*PROBLEM STATEMENT:* Pictures stay out of the copy; set down each line of the listing below exactly.

*PROVIDED DATA:*
· · · · · · ·

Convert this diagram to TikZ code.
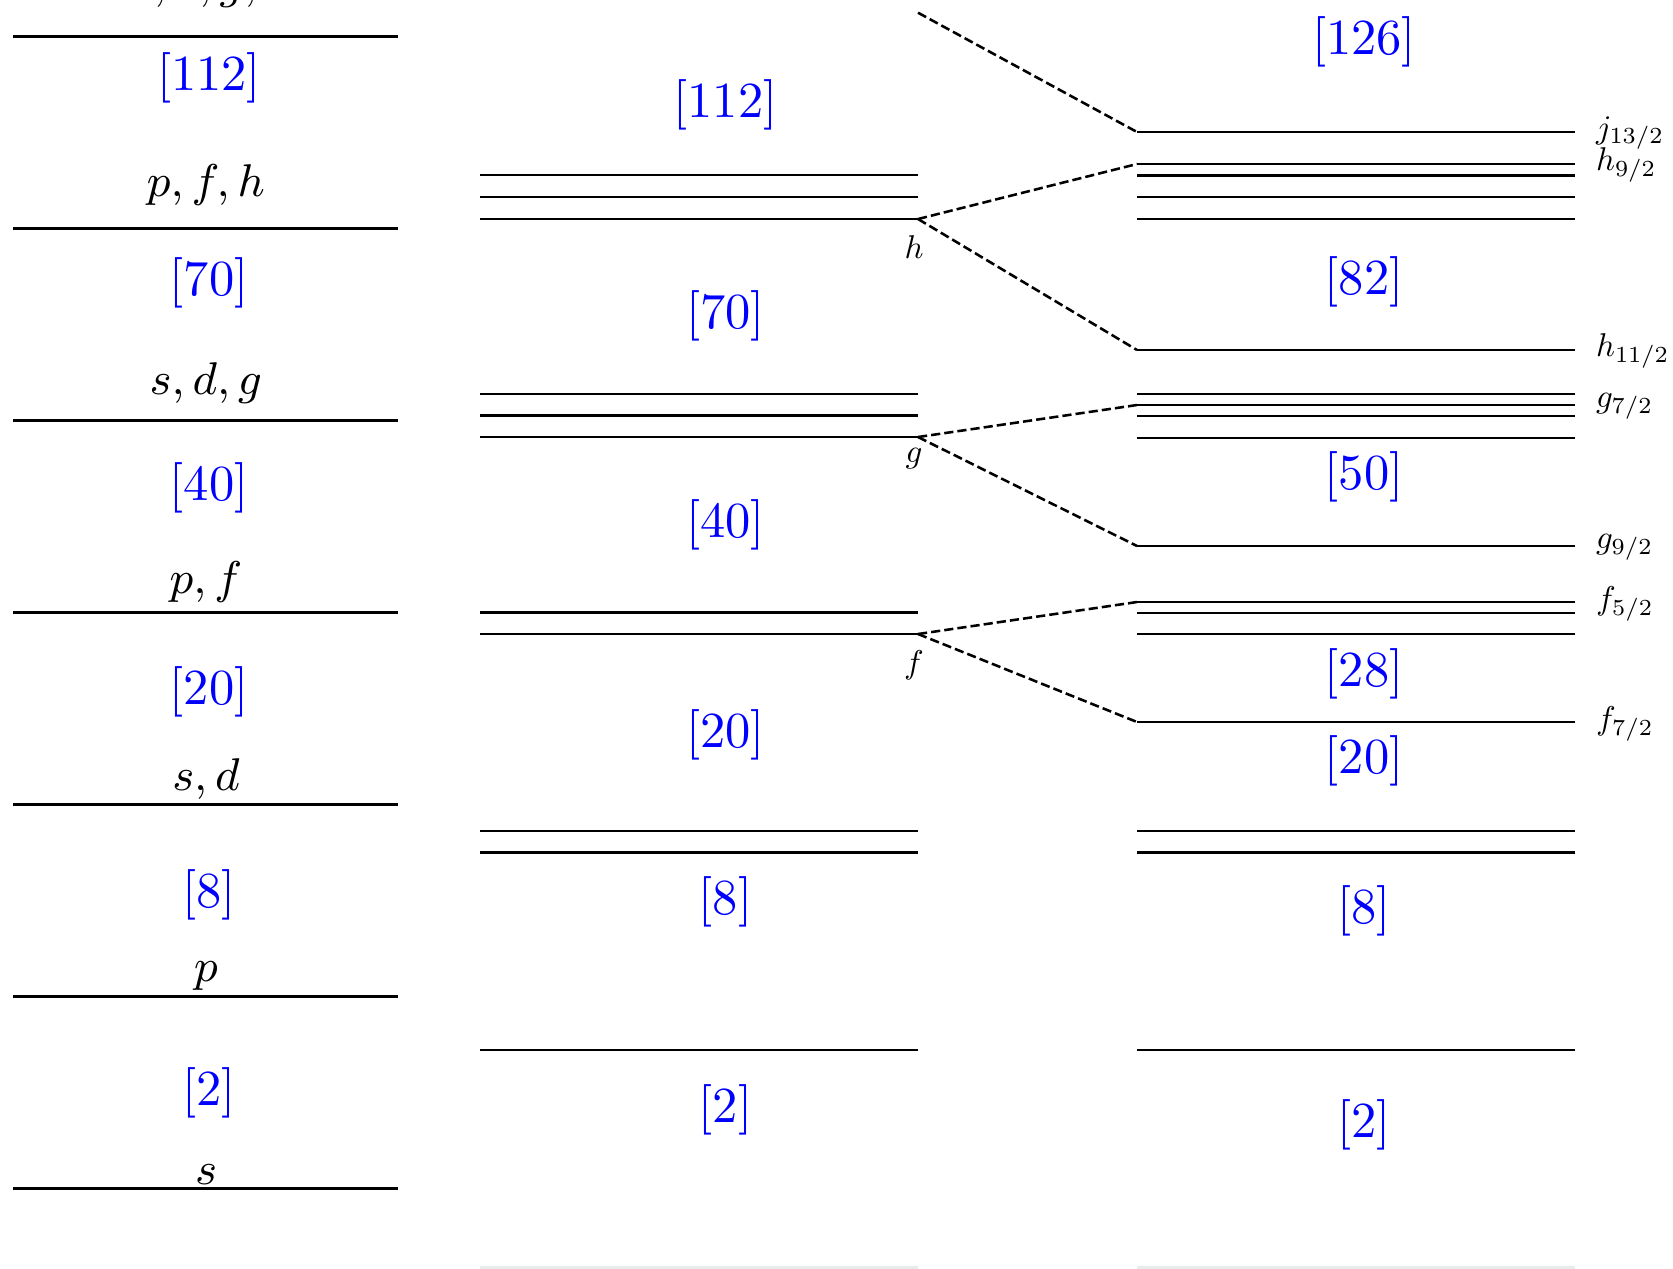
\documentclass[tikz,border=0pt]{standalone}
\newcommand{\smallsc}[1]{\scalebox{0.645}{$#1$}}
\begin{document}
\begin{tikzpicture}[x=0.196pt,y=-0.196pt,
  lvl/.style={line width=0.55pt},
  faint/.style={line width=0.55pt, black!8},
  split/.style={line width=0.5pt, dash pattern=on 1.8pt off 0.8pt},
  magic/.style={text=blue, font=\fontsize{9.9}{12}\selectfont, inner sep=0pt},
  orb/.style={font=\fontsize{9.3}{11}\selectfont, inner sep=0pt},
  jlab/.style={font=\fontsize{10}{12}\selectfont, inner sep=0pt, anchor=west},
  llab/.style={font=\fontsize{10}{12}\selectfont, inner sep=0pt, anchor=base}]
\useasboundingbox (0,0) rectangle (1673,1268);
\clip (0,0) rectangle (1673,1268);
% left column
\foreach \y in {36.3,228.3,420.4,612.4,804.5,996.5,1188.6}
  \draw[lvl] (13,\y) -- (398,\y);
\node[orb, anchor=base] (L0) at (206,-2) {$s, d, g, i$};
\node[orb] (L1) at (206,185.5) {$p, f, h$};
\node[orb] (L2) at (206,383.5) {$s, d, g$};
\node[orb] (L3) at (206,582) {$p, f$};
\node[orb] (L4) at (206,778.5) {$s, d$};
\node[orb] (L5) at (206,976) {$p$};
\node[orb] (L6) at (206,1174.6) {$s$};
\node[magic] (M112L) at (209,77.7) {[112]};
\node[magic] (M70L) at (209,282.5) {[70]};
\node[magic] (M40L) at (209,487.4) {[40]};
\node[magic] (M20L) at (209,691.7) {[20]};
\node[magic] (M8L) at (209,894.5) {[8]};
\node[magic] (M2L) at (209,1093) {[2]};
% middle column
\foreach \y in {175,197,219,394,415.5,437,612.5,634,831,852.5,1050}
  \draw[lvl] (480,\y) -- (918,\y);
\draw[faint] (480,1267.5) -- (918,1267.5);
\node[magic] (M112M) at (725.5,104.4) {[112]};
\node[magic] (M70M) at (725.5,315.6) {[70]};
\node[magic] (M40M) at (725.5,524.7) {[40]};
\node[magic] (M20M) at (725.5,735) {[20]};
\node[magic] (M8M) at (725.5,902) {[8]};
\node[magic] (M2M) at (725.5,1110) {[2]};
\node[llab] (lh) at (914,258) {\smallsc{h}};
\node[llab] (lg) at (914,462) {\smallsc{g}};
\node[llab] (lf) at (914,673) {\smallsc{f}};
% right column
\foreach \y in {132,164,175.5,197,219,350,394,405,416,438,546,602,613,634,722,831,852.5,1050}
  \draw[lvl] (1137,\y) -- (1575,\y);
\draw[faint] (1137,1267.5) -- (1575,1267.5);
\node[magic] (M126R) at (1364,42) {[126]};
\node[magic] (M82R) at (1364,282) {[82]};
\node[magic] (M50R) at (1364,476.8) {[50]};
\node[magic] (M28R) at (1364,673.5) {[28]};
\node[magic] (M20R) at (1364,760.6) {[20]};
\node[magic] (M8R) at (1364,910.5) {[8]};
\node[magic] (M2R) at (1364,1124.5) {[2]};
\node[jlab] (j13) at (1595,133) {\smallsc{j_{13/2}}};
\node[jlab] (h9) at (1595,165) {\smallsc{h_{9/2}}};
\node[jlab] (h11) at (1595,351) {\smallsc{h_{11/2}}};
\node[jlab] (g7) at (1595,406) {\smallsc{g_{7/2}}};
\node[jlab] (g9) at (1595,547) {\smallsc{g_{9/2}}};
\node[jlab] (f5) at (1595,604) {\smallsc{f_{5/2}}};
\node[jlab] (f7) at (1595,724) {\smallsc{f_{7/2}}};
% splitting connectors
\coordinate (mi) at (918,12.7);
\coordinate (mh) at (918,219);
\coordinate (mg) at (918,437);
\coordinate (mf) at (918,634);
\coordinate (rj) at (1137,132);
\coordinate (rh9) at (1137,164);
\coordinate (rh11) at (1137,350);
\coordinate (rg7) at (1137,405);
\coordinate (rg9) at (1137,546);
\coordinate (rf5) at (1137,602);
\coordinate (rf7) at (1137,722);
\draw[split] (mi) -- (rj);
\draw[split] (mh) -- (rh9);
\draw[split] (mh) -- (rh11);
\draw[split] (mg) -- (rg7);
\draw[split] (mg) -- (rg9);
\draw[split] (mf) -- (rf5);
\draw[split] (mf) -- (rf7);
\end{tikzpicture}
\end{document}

· · · · · · ·

*ANSWER FOR THIS EXERCISE:*
Convert this diagram to TikZ code.
\documentclass[tikz,border=0pt]{standalone}
\newcommand{\smallsc}[1]{\scalebox{0.645}{$#1$}}
\begin{document}
\begin{tikzpicture}[x=0.196pt,y=-0.196pt,
  lvl/.style={line width=0.55pt},
  faint/.style={line width=0.55pt, black!8},
  split/.style={line width=0.5pt, dash pattern=on 1.8pt off 0.8pt},
  magic/.style={text=blue, font=\fontsize{9.9}{12}\selectfont, inner sep=0pt},
  orb/.style={font=\fontsize{9.3}{11}\selectfont, inner sep=0pt},
  jlab/.style={font=\fontsize{10}{12}\selectfont, inner sep=0pt, anchor=west},
  llab/.style={font=\fontsize{10}{12}\selectfont, inner sep=0pt, anchor=base}]
\useasboundingbox (0,0) rectangle (1673,1268);
\clip (0,0) rectangle (1673,1268);
% left column
\foreach \y in {36.3,228.3,420.4,612.4,804.5,996.5,1188.6}
  \draw[lvl] (13,\y) -- (398,\y);
\node[orb, anchor=base] (L0) at (206,-2) {$s, d, g, i$};
\node[orb] (L1) at (206,185.5) {$p, f, h$};
\node[orb] (L2) at (206,383.5) {$s, d, g$};
\node[orb] (L3) at (206,582) {$p, f$};
\node[orb] (L4) at (206,778.5) {$s, d$};
\node[orb] (L5) at (206,976) {$p$};
\node[orb] (L6) at (206,1174.6) {$s$};
\node[magic] (M112L) at (209,77.7) {[112]};
\node[magic] (M70L) at (209,282.5) {[70]};
\node[magic] (M40L) at (209,487.4) {[40]};
\node[magic] (M20L) at (209,691.7) {[20]};
\node[magic] (M8L) at (209,894.5) {[8]};
\node[magic] (M2L) at (209,1093) {[2]};
% middle column
\foreach \y in {175,197,219,394,415.5,437,612.5,634,831,852.5,1050}
  \draw[lvl] (480,\y) -- (918,\y);
\draw[faint] (480,1267.5) -- (918,1267.5);
\node[magic] (M112M) at (725.5,104.4) {[112]};
\node[magic] (M70M) at (725.5,315.6) {[70]};
\node[magic] (M40M) at (725.5,524.7) {[40]};
\node[magic] (M20M) at (725.5,735) {[20]};
\node[magic] (M8M) at (725.5,902) {[8]};
\node[magic] (M2M) at (725.5,1110) {[2]};
\node[llab] (lh) at (914,258) {\smallsc{h}};
\node[llab] (lg) at (914,462) {\smallsc{g}};
\node[llab] (lf) at (914,673) {\smallsc{f}};
% right column
\foreach \y in {132,164,175.5,197,219,350,394,405,416,438,546,602,613,634,722,831,852.5,1050}
  \draw[lvl] (1137,\y) -- (1575,\y);
\draw[faint] (1137,1267.5) -- (1575,1267.5);
\node[magic] (M126R) at (1364,42) {[126]};
\node[magic] (M82R) at (1364,282) {[82]};
\node[magic] (M50R) at (1364,476.8) {[50]};
\node[magic] (M28R) at (1364,673.5) {[28]};
\node[magic] (M20R) at (1364,760.6) {[20]};
\node[magic] (M8R) at (1364,910.5) {[8]};
\node[magic] (M2R) at (1364,1124.5) {[2]};
\node[jlab] (j13) at (1595,133) {\smallsc{j_{13/2}}};
\node[jlab] (h9) at (1595,165) {\smallsc{h_{9/2}}};
\node[jlab] (h11) at (1595,351) {\smallsc{h_{11/2}}};
\node[jlab] (g7) at (1595,406) {\smallsc{g_{7/2}}};
\node[jlab] (g9) at (1595,547) {\smallsc{g_{9/2}}};
\node[jlab] (f5) at (1595,604) {\smallsc{f_{5/2}}};
\node[jlab] (f7) at (1595,724) {\smallsc{f_{7/2}}};
% splitting connectors
\coordinate (mi) at (918,12.7);
\coordinate (mh) at (918,219);
\coordinate (mg) at (918,437);
\coordinate (mf) at (918,634);
\coordinate (rj) at (1137,132);
\coordinate (rh9) at (1137,164);
\coordinate (rh11) at (1137,350);
\coordinate (rg7) at (1137,405);
\coordinate (rg9) at (1137,546);
\coordinate (rf5) at (1137,602);
\coordinate (rf7) at (1137,722);
\draw[split] (mi) -- (rj);
\draw[split] (mh) -- (rh9);
\draw[split] (mh) -- (rh11);
\draw[split] (mg) -- (rg7);
\draw[split] (mg) -- (rg9);
\draw[split] (mf) -- (rf5);
\draw[split] (mf) -- (rf7);
\end{tikzpicture}
\end{document}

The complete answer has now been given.